begin
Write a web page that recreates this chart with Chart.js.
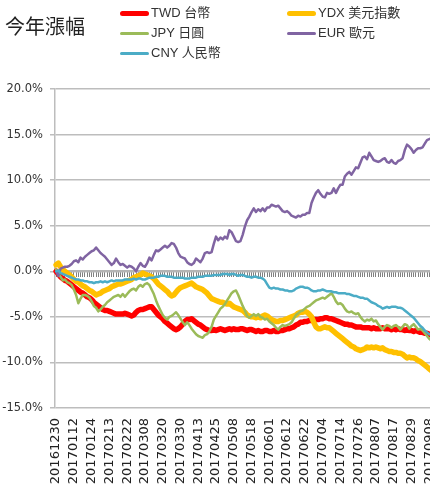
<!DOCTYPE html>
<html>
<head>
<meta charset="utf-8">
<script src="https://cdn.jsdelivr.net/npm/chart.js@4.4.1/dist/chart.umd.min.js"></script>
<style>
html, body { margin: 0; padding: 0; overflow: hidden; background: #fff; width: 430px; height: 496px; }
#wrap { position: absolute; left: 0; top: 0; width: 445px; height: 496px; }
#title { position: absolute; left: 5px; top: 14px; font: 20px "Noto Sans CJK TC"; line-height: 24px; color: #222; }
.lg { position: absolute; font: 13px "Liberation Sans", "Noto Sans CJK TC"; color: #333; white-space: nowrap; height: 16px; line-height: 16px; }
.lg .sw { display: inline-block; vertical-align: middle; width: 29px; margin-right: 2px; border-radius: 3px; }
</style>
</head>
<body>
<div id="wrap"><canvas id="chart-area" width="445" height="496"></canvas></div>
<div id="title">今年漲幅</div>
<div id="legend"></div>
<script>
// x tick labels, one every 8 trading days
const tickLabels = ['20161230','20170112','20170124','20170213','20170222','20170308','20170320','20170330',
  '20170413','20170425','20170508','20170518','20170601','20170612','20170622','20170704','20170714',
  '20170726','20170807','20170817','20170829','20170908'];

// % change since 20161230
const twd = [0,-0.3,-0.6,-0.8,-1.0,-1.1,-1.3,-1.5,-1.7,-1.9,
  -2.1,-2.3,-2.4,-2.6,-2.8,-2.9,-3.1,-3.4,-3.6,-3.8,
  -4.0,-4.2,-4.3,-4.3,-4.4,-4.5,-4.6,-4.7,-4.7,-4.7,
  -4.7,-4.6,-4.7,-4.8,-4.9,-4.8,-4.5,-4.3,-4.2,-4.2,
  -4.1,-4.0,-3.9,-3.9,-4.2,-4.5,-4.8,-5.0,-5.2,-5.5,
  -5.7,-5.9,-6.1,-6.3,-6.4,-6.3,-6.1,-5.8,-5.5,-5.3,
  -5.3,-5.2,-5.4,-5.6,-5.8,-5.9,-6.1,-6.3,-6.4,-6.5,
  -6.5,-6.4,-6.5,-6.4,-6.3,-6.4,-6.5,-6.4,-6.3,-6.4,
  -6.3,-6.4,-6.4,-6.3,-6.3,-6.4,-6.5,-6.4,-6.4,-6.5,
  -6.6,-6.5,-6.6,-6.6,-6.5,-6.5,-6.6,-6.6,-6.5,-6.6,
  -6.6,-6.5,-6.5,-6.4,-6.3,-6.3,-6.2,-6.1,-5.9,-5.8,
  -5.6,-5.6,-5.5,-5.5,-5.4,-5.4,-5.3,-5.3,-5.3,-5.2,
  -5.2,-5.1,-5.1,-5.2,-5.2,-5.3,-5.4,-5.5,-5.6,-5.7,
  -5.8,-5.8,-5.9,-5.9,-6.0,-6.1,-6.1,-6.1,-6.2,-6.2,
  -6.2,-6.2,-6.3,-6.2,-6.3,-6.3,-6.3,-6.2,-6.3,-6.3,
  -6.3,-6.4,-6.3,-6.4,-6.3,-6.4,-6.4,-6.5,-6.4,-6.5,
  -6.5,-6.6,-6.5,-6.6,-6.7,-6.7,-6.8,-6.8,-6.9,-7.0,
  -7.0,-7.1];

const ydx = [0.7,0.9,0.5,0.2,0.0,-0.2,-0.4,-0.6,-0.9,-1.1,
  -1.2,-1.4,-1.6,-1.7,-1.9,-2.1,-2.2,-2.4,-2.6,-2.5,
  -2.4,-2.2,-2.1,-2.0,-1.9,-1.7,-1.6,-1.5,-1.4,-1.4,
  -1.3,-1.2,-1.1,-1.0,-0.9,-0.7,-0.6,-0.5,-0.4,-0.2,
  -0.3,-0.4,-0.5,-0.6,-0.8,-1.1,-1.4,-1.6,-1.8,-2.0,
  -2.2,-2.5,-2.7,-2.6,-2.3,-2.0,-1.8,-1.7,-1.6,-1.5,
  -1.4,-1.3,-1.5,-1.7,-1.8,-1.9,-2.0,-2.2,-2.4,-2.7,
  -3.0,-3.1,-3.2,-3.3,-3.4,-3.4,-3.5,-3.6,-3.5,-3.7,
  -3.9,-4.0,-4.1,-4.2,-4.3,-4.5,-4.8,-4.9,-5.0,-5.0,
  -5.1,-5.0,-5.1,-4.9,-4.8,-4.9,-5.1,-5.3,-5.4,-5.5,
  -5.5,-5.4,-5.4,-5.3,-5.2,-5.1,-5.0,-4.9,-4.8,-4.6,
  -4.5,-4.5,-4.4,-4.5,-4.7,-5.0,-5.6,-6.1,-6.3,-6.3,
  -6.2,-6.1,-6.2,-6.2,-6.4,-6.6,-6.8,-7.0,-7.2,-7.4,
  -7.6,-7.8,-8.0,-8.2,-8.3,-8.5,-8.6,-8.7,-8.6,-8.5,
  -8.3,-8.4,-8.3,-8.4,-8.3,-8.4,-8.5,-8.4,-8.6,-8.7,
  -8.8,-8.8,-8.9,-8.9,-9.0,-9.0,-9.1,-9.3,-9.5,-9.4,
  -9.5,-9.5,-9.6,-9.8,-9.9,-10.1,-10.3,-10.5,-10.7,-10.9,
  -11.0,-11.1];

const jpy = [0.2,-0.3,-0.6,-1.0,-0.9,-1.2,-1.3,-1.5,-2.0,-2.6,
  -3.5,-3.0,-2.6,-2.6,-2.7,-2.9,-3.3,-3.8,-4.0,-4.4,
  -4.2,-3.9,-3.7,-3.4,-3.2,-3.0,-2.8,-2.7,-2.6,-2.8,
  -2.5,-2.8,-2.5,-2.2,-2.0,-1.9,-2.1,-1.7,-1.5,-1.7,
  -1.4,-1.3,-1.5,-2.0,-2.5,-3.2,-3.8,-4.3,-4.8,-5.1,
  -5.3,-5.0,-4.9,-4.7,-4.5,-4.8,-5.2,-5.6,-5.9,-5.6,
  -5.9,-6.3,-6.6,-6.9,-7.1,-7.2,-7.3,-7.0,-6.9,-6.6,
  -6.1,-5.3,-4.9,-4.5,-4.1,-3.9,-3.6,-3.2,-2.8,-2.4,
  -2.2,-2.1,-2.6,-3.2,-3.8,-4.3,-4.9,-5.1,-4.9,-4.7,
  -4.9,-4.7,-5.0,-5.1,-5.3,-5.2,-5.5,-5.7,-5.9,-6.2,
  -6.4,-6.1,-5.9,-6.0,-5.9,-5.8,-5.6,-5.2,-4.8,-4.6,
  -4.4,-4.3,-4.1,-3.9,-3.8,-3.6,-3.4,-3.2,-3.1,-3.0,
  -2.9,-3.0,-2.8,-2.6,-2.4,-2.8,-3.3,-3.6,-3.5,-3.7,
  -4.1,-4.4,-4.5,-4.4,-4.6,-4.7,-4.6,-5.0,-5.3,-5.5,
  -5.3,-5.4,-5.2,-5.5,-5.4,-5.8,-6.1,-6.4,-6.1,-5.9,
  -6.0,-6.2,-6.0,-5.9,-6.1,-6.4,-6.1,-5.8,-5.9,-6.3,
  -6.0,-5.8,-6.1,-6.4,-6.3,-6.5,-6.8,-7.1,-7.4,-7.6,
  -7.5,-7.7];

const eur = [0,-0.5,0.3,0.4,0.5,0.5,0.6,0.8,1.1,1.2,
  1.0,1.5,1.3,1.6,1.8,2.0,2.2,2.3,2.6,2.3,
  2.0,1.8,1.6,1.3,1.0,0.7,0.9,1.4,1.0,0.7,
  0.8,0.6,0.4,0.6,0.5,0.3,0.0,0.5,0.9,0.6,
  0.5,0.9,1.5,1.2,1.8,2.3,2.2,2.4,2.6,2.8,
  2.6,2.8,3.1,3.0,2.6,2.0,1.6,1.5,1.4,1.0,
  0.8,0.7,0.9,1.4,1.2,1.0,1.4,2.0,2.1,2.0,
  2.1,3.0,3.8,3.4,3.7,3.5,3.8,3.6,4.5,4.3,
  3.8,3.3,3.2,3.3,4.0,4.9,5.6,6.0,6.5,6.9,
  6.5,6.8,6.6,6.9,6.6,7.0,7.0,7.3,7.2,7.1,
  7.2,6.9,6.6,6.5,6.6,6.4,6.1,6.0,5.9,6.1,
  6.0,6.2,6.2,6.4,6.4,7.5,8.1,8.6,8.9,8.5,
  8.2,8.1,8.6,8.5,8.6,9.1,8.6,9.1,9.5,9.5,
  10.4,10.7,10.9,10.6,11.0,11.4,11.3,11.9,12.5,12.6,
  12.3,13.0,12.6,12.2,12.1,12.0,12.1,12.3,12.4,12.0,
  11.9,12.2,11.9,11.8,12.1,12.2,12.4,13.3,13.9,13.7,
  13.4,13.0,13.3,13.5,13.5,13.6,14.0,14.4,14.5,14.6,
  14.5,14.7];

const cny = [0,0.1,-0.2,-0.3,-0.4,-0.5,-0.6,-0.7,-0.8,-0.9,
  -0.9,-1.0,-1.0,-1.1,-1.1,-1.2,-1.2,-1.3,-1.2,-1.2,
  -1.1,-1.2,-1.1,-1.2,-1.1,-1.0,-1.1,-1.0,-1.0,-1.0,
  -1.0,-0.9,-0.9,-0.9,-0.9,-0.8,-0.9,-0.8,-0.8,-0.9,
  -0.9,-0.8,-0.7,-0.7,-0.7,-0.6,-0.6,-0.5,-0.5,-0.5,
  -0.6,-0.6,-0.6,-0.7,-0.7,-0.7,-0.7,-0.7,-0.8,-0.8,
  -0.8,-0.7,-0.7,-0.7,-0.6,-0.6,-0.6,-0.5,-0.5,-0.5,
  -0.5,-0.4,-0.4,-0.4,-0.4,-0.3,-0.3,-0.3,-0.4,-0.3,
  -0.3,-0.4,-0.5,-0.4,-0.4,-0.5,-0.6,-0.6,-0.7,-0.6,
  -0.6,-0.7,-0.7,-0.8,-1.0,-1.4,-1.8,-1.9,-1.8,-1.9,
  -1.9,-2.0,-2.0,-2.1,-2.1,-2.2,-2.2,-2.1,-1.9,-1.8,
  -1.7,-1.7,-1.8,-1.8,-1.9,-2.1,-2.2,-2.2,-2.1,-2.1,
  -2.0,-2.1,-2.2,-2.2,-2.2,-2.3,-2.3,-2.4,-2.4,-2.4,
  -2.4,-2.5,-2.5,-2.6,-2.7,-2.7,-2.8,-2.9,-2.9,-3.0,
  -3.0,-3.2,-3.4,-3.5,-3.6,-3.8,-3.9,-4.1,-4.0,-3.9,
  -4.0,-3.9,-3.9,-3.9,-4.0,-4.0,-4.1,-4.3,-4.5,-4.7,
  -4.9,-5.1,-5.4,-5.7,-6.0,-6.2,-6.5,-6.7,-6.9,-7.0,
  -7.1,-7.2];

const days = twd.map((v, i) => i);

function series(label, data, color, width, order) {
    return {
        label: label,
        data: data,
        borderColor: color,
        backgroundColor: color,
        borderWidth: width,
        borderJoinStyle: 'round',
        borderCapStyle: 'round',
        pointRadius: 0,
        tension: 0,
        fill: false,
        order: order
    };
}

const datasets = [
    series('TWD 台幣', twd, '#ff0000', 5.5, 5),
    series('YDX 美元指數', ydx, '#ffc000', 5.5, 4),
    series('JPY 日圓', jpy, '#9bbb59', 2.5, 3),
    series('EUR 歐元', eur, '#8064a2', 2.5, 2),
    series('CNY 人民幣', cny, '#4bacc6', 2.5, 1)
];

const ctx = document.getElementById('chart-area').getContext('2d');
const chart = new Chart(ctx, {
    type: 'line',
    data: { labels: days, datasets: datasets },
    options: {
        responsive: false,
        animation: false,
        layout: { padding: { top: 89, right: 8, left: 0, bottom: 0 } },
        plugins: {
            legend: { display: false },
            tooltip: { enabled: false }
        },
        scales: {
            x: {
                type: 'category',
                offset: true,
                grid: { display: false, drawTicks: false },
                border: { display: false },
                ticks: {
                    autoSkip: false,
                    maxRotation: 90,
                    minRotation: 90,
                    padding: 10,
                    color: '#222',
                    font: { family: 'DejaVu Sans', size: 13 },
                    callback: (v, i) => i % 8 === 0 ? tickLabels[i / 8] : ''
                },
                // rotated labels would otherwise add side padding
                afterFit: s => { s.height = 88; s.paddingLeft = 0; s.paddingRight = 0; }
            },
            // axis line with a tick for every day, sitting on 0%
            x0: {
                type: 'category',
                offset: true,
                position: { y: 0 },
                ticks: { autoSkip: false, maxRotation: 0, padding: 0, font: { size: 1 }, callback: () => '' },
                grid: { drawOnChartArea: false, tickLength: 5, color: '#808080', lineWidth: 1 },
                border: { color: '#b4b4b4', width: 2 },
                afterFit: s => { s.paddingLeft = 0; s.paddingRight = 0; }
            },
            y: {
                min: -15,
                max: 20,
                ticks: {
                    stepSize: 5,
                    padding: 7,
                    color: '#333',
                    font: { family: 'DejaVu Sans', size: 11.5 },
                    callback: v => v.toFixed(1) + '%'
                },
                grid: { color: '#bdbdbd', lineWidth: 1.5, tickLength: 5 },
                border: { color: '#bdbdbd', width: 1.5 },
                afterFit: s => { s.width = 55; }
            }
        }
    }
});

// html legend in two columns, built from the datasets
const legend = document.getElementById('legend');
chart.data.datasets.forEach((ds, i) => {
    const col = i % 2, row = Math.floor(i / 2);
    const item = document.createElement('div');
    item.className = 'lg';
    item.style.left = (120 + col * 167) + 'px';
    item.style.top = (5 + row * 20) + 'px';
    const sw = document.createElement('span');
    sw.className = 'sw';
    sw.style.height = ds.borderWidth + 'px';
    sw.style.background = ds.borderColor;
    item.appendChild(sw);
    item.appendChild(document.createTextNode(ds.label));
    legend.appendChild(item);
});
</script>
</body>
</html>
end
> **Do this**
Which lines include the word "with"? List them all.

> **Final result**
Write a web page that recreates this chart with Chart.js.
            // axis line with a tick for every day, sitting on 0%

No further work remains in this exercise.